LMU’s New Life Sciences Building Promotes Collaboration

LOS ANGELES — The new 100,000-square-foot life sciences building at Loyola Marymount University (LMU) in Los Angeles opened in time for the school’s first day of classes on Aug. 31.

The building features 35 research and teaching laboratories, 9,000 square feet of faculty research space, a 273-seat auditorium and a three-story green roof. Los Angeles-based CO Architects served as the architect on the project, while Pasadena, Calif.-headquartered C.W. Driver completed construction.

The main goal of the project was to provide a necessary upgrade to the university’s science facilities in a way that would keep the university competitive in the sciences, accommodate growing interest in the field and ultimately meet the needs of students seeking a high-caliber science education, according to Tina Choe, dean of the Frank R. Seaver College of Science and Engineering.

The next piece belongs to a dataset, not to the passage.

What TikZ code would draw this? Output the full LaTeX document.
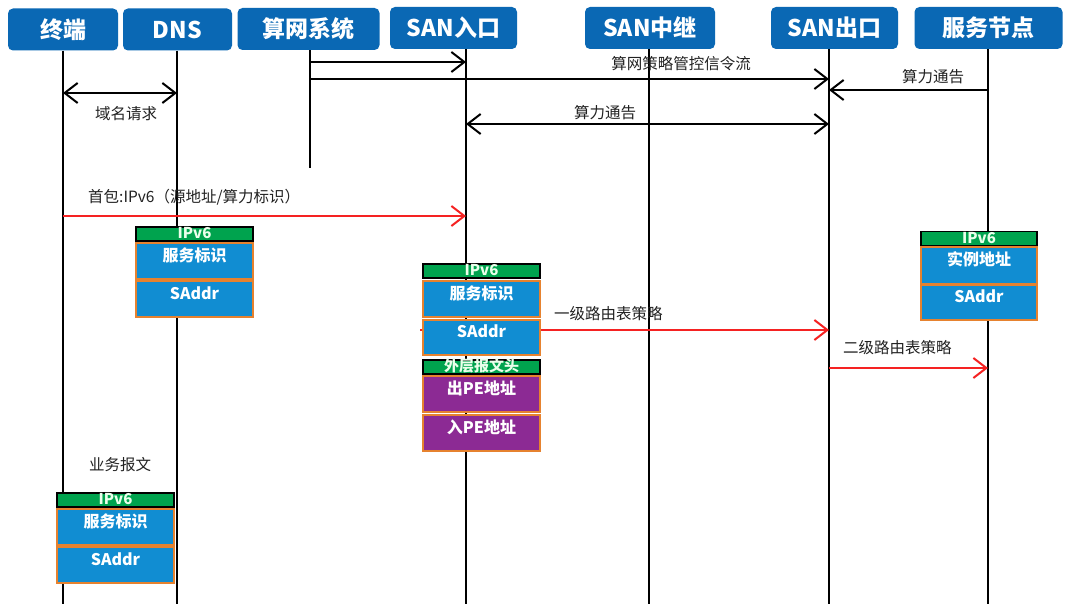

“The new building has come to embody the university’s commitment to the sciences and the community. The building promotes best practices in science education in a setting that incorporates some of the latest technologies,” Choe added. “The building’s design facilitates active, hands-on experimental work.”

The $110 million facility was designed with new technologies to promote collaboration. Laboratory and research space take the place of traditional classrooms so that students will learn science by putting science into practice, integrating concepts with hands-on work to prepare future scientists. “By design, the building also fosters an interdisciplinary, collaborative approach to addressing key research questions,” Choe said.

One of the design team’s main objectives was to put science on display, which was achieved through openness and transparency in the design. This was carried out not only on the interior of the building via research and teaching labs configured with floor-to-ceiling glass storefront to allow students to observe what their peers are working on, but also on the exterior with an auditorium that features a green roof terrace that functions as an outdoor living laboratory, according to Matthew Wilt, project manager at C.W. Driver.

“In a reinterpretation of the classic Spanish Revival vernacular of the campus, we wrapped the program around an active central courtyard, while incorporating a three-story green roof connecting to outdoor terraces,” added Paul Zajfen, FAIA, design principal at CO Architects. “Technologically enhanced research facilities with large glazed surfaces increase visibility, allowing teaching and research activities to be easily observed without disturbance.”

In building the auditorium, the C.W. Driver team had to account for the hundreds of thousands of pounds of weight created by the green roof, which would rest on top of the steel structure. To ensure the building would not droop or deflect once the green roof was added, the team used cables to ground and preload the steel structure to account for the future weight, Wilt said.

Environmental sustainability in the building’s design and construction was also important to the university. Designed to achieve LEED Gold certification, a number of measures were taken to minimize the building’s impact on the environment. For example, the project features more than 8,200 square feet of solar panels that produce about 10 percent of the facility’s energy needs.

During construction, the project team used a variety of new technologies such as REVit, BIM360 and Box.com to help with coordination, communication and verification. These programs helped the team complete the job on time and reduce any problems early on in the process, according to Wilt.

“Because we were able to essentially build the project within those programs prior to the start of actual construction, we could electronically coordinate with all subcontractors — from the framing and plaster contractors to electrical and plumbing — and map out how the variety of different systems would live in the walls together,” Wilt said. “As a result, we were able to avoid typical project stalls, such as materials not fitting properly, calling for the engineer to come out, assess and revise the plans on paper, and even coordinate the prefabrication of systems like the plumbing racks offsite, to further increase productivity and remain on schedule.”

The biggest challenge on the project was figuring out how to minimize disruption to the school’s normal class schedule and on-campus events, Wilt said. A 12-foot wood sound wall was set around the construction site along with various containment rooms made for cutting steel and other construction materials to help reduce any noise. C.W. Driver also opted to use an electronic-powered tower crane to assist with construction, which cut down additional noise and fumes, according to Wilt.